## Your instructions
Copy all of the material word for word, except for the pictures.

## Collected data
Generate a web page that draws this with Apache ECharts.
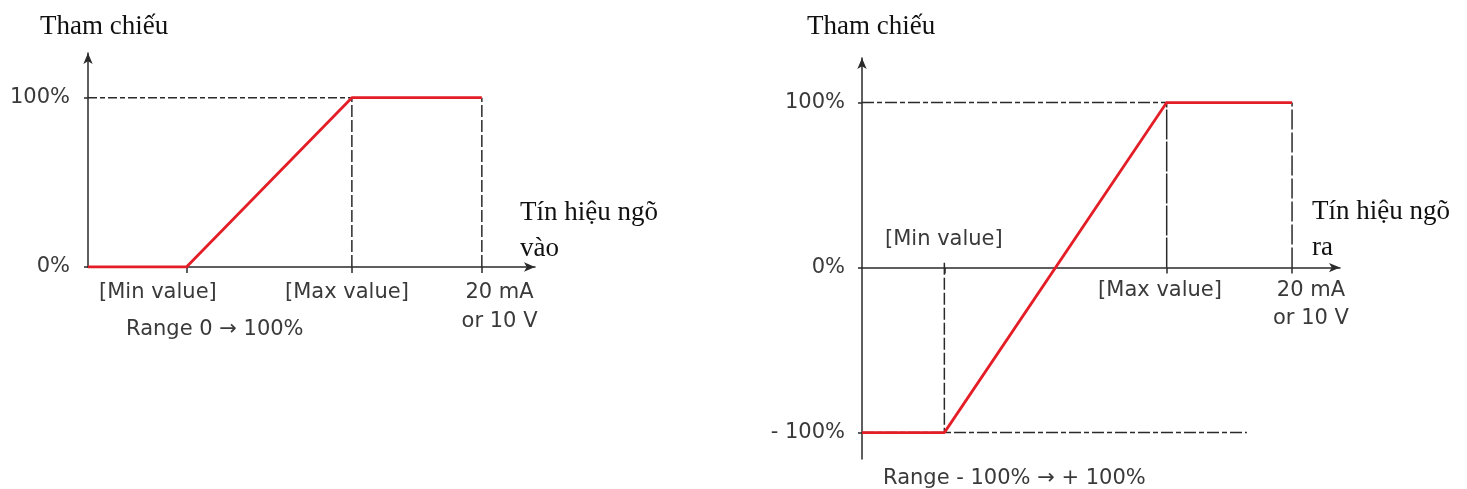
<!DOCTYPE html>
<html>
<head>
<meta charset="utf-8">
<script src="https://cdn.jsdelivr.net/npm/echarts@6/dist/echarts.min.js"></script>
<style>
  html, body { margin: 0; padding: 0; background: #fff; }
  #graph { width: 1467px; height: 489px; }
</style>
</head>
<body>
<div id="graph"></div>
<script>
"use strict"

// ---- left chart: input 0..100% ----
const leftMin = 5, leftMax = 13.4, leftFull = 20;
const leftCurve = [[0, 0], [leftMin, 0], [leftMax, 100], [leftFull, 100]];
const leftTickX = [leftMin, leftMax, leftFull];
const leftLabelX = [3.55, 13.15, 20.9];
const leftLabels = ["[Min value]", "[Max value]", "20 mA\nor 10 V"];
const leftYTicks = [0, 100];
const leftYLabels = ["0%", "100%"];

// ---- right chart: output -100..+100% ----
const rightMin = 3.83, rightMax = 14.17, rightFull = 20, rightLowEnd = 17.9;
const rightCurve = [[0, -100], [rightMin, -100], [rightMax, 100], [rightFull, 100]];
const rightTickX = [rightMin, rightMax, rightFull];
const rightLabelX = [13.86, 20.88];
const rightLabels = ["[Max value]", "20 mA\nor 10 V"];
const rightYTicks = [-100, 0, 100];
const rightYLabels = ["- 100%", "0%", "100%"];

const ink = "#2a2a2a";
const red = "#e41e26";
const labelFont = { fontFamily: "DejaVu Sans", fontSize: 21, color: "#3a3a3a", fontWeight: "normal" };
const serifFont = { fontFamily: "Liberation Serif", fontSize: 27, color: "#111", fontWeight: "normal" };

function pick(vals, texts)
{
    return v =>
    {
        let best = 0;
        vals.forEach((x, i) => { if (Math.abs(x - v) < Math.abs(vals[best] - v)) best = i; });
        return texts[best];
    };
}

// the x axis sits on the 0% line; offset lifts it there from the grid bottom
function xAx(grid, max, ticks, labelAt, labels, margin, lh, offset)
{
    return {
        type: "value", gridIndex: grid, min: 0, max: max, position: "bottom", offset: offset,
        splitLine: { show: false },
        axisLine: { show: true, onZero: false, symbol: ["none", "arrow"], symbolSize: [7, 11], lineStyle: { color: ink, width: 1.5 } },
        axisTick: { show: true, customValues: ticks, length: 6, lineStyle: { color: ink, width: 1.5 } },
        axisLabel: Object.assign({ show: true, customValues: labelAt, formatter: pick(labelAt, labels), margin: margin, lineHeight: lh }, labelFont)
    };
}

function yAx(grid, min, max, ticks, labels, margin)
{
    return {
        type: "value", gridIndex: grid, min: min, max: max,
        splitLine: { show: false },
        axisLine: { show: true, onZero: false, symbol: ["none", "arrow"], symbolSize: [7, 11], lineStyle: { color: ink, width: 1.5 } },
        axisTick: { show: true, customValues: ticks, length: 4, lineStyle: { color: ink, width: 1.5 } },
        axisLabel: Object.assign({ show: true, customValues: ticks, formatter: pick(ticks, labels), margin: margin }, labelFont)
    };
}

function guide(idx, data, dash)
{
    return {
        type: "line", xAxisIndex: idx, yAxisIndex: idx, data: data, symbol: "none", z: 2,
        lineStyle: { color: ink, width: 1.5, type: dash }, silent: true
    };
}

function curve(idx, data)
{
    return {
        type: "line", xAxisIndex: idx, yAxisIndex: idx, data: data, symbol: "none", z: 5,
        lineStyle: { color: red, width: 2.8 }, silent: true
    };
}

function caption(text, left, top, font, lh)
{
    return { text: text, left: left, top: top, padding: 0, textStyle: Object.assign({ lineHeight: lh }, font) };
}

const option = {
    animation: false,
    backgroundColor: "#fff",
    title: [
        caption("Tham chiếu", 40, 12, serifFont, 30),
        caption("Tham chiếu", 807, 12, serifFont, 30),
        caption("Tín hiệu ngõ\nvào", 520, 195, serifFont, 36),
        caption("Tín hiệu ngõ\nra", 1312, 194, serifFont, 36),
        caption("Range 0 → 100%", 126, 317, labelFont, 26),
        caption("Range - 100% → + 100%", 883, 466, labelFont, 26),
        caption("[Min value]", 885, 227, labelFont, 26)
    ],
    grid: [
        { left: 88, top: 53, width: 447, height: 214, outerBoundsMode: "none", containLabel: false },
        { left: 862, top: 58, width: 478, height: 401, outerBoundsMode: "none", containLabel: false }
    ],
    xAxis: [
        xAx(0, 22.7, leftTickX, leftLabelX, leftLabels, 11, 29, 0),
        xAx(1, 22.23, rightTickX, rightLabelX, rightLabels, 9, 28, -191.4)
    ],
    yAxis: [
        yAx(0, 0, 126.4, leftYTicks, leftYLabels, 18),
        yAx(1, -116, 127, rightYTicks, rightYLabels, 17)
    ],
    series: [
        guide(0, [[0, 100], [leftMax, 100]], [9, 3, 5, 3]),
        guide(0, [[leftMax, 0], [leftMax, 100]], [12, 3]),
        guide(0, [[leftFull, 0], [leftFull, 100]], [12, 3]),
        curve(0, leftCurve),

        guide(1, [[0, 100], [rightMax, 100]], [12, 3, 5, 3]),
        guide(1, [[0, -100], [rightLowEnd, -100]], [12, 3, 5, 3]),
        guide(1, [[rightMax, 0], [rightMax, 100]], [30, 2]),
        guide(1, [[rightFull, 0], [rightFull, 100]], [20, 3]),
        guide(1, [[rightMin, 3], [rightMin, -100]], [12, 3]),
        curve(1, rightCurve)
    ]
};

const myChart = echarts.init(document.getElementById("graph"), null, { renderer: "canvas" });
myChart.setOption(option);
</script>
</body>
</html>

## Answer to this problem
Generate a web page that draws this with Apache ECharts.
<!DOCTYPE html>
<html>
<head>
<meta charset="utf-8">
<script src="https://cdn.jsdelivr.net/npm/echarts@6/dist/echarts.min.js"></script>
<style>
  html, body { margin: 0; padding: 0; background: #fff; }
  #graph { width: 1467px; height: 489px; }
</style>
</head>
<body>
<div id="graph"></div>
<script>
"use strict"

// ---- left chart: input 0..100% ----
const leftMin = 5, leftMax = 13.4, leftFull = 20;
const leftCurve = [[0, 0], [leftMin, 0], [leftMax, 100], [leftFull, 100]];
const leftTickX = [leftMin, leftMax, leftFull];
const leftLabelX = [3.55, 13.15, 20.9];
const leftLabels = ["[Min value]", "[Max value]", "20 mA\nor 10 V"];
const leftYTicks = [0, 100];
const leftYLabels = ["0%", "100%"];

// ---- right chart: output -100..+100% ----
const rightMin = 3.83, rightMax = 14.17, rightFull = 20, rightLowEnd = 17.9;
const rightCurve = [[0, -100], [rightMin, -100], [rightMax, 100], [rightFull, 100]];
const rightTickX = [rightMin, rightMax, rightFull];
const rightLabelX = [13.86, 20.88];
const rightLabels = ["[Max value]", "20 mA\nor 10 V"];
const rightYTicks = [-100, 0, 100];
const rightYLabels = ["- 100%", "0%", "100%"];

const ink = "#2a2a2a";
const red = "#e41e26";
const labelFont = { fontFamily: "DejaVu Sans", fontSize: 21, color: "#3a3a3a", fontWeight: "normal" };
const serifFont = { fontFamily: "Liberation Serif", fontSize: 27, color: "#111", fontWeight: "normal" };

function pick(vals, texts)
{
    return v =>
    {
        let best = 0;
        vals.forEach((x, i) => { if (Math.abs(x - v) < Math.abs(vals[best] - v)) best = i; });
        return texts[best];
    };
}

// the x axis sits on the 0% line; offset lifts it there from the grid bottom
function xAx(grid, max, ticks, labelAt, labels, margin, lh, offset)
{
    return {
        type: "value", gridIndex: grid, min: 0, max: max, position: "bottom", offset: offset,
        splitLine: { show: false },
        axisLine: { show: true, onZero: false, symbol: ["none", "arrow"], symbolSize: [7, 11], lineStyle: { color: ink, width: 1.5 } },
        axisTick: { show: true, customValues: ticks, length: 6, lineStyle: { color: ink, width: 1.5 } },
        axisLabel: Object.assign({ show: true, customValues: labelAt, formatter: pick(labelAt, labels), margin: margin, lineHeight: lh }, labelFont)
    };
}

function yAx(grid, min, max, ticks, labels, margin)
{
    return {
        type: "value", gridIndex: grid, min: min, max: max,
        splitLine: { show: false },
        axisLine: { show: true, onZero: false, symbol: ["none", "arrow"], symbolSize: [7, 11], lineStyle: { color: ink, width: 1.5 } },
        axisTick: { show: true, customValues: ticks, length: 4, lineStyle: { color: ink, width: 1.5 } },
        axisLabel: Object.assign({ show: true, customValues: ticks, formatter: pick(ticks, labels), margin: margin }, labelFont)
    };
}

function guide(idx, data, dash)
{
    return {
        type: "line", xAxisIndex: idx, yAxisIndex: idx, data: data, symbol: "none", z: 2,
        lineStyle: { color: ink, width: 1.5, type: dash }, silent: true
    };
}

function curve(idx, data)
{
    return {
        type: "line", xAxisIndex: idx, yAxisIndex: idx, data: data, symbol: "none", z: 5,
        lineStyle: { color: red, width: 2.8 }, silent: true
    };
}

function caption(text, left, top, font, lh)
{
    return { text: text, left: left, top: top, padding: 0, textStyle: Object.assign({ lineHeight: lh }, font) };
}

const option = {
    animation: false,
    backgroundColor: "#fff",
    title: [
        caption("Tham chiếu", 40, 12, serifFont, 30),
        caption("Tham chiếu", 807, 12, serifFont, 30),
        caption("Tín hiệu ngõ\nvào", 520, 195, serifFont, 36),
        caption("Tín hiệu ngõ\nra", 1312, 194, serifFont, 36),
        caption("Range 0 → 100%", 126, 317, labelFont, 26),
        caption("Range - 100% → + 100%", 883, 466, labelFont, 26),
        caption("[Min value]", 885, 227, labelFont, 26)
    ],
    grid: [
        { left: 88, top: 53, width: 447, height: 214, outerBoundsMode: "none", containLabel: false },
        { left: 862, top: 58, width: 478, height: 401, outerBoundsMode: "none", containLabel: false }
    ],
    xAxis: [
        xAx(0, 22.7, leftTickX, leftLabelX, leftLabels, 11, 29, 0),
        xAx(1, 22.23, rightTickX, rightLabelX, rightLabels, 9, 28, -191.4)
    ],
    yAxis: [
        yAx(0, 0, 126.4, leftYTicks, leftYLabels, 18),
        yAx(1, -116, 127, rightYTicks, rightYLabels, 17)
    ],
    series: [
        guide(0, [[0, 100], [leftMax, 100]], [9, 3, 5, 3]),
        guide(0, [[leftMax, 0], [leftMax, 100]], [12, 3]),
        guide(0, [[leftFull, 0], [leftFull, 100]], [12, 3]),
        curve(0, leftCurve),

        guide(1, [[0, 100], [rightMax, 100]], [12, 3, 5, 3]),
        guide(1, [[0, -100], [rightLowEnd, -100]], [12, 3, 5, 3]),
        guide(1, [[rightMax, 0], [rightMax, 100]], [30, 2]),
        guide(1, [[rightFull, 0], [rightFull, 100]], [20, 3]),
        guide(1, [[rightMin, 3], [rightMin, -100]], [12, 3]),
        curve(1, rightCurve)
    ]
};

const myChart = echarts.init(document.getElementById("graph"), null, { renderer: "canvas" });
myChart.setOption(option);
</script>
</body>
</html>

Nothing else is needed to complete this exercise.